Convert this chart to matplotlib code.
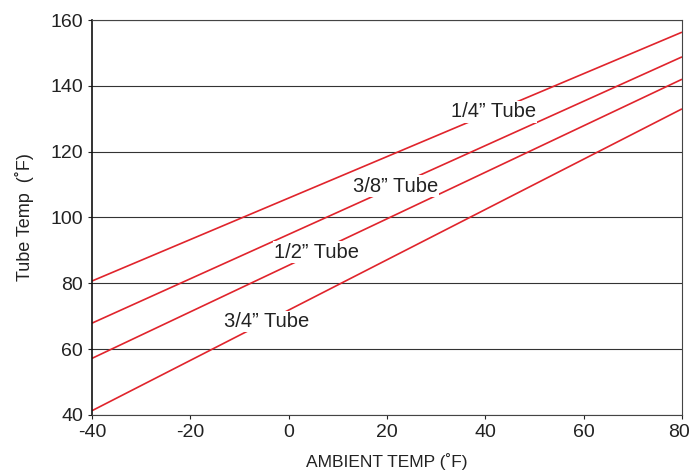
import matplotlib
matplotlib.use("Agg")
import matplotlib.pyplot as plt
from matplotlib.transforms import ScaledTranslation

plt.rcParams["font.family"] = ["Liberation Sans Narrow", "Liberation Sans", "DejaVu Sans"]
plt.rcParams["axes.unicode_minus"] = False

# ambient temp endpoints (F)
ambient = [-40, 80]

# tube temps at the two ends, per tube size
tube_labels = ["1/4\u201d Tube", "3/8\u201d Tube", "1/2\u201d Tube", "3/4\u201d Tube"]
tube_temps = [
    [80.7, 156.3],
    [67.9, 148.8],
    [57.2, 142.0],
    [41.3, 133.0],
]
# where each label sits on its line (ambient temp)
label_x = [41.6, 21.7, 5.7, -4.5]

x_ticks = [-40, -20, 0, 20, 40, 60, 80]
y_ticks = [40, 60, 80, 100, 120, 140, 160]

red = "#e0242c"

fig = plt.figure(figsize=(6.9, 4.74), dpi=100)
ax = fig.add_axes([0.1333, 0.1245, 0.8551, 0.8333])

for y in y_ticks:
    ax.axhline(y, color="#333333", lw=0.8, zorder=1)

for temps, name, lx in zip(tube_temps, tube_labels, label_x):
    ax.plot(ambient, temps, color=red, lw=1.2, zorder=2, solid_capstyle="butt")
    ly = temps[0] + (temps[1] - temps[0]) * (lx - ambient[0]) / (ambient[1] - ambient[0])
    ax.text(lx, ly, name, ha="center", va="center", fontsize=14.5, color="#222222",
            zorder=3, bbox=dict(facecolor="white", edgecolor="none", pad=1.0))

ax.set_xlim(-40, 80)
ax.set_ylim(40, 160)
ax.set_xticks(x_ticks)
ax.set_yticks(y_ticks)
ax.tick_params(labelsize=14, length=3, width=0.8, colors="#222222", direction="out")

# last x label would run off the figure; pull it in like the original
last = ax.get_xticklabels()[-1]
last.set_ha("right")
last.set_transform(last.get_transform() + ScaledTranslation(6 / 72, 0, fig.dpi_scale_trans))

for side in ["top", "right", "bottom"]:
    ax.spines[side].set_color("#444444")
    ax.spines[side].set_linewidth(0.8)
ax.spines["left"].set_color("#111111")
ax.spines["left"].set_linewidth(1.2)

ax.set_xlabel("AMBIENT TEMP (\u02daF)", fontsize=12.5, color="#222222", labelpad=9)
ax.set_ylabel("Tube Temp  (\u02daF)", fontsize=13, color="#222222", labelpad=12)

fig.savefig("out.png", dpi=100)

* * * * * * * * *

From the first line of the listing above, repeat every line through the one holding "from matplotlib.transforms import". Both ends count, and pictures stay out.

» **Exercise answer**:
Convert this chart to matplotlib code.
import matplotlib
matplotlib.use("Agg")
import matplotlib.pyplot as plt
from matplotlib.transforms import ScaledTranslation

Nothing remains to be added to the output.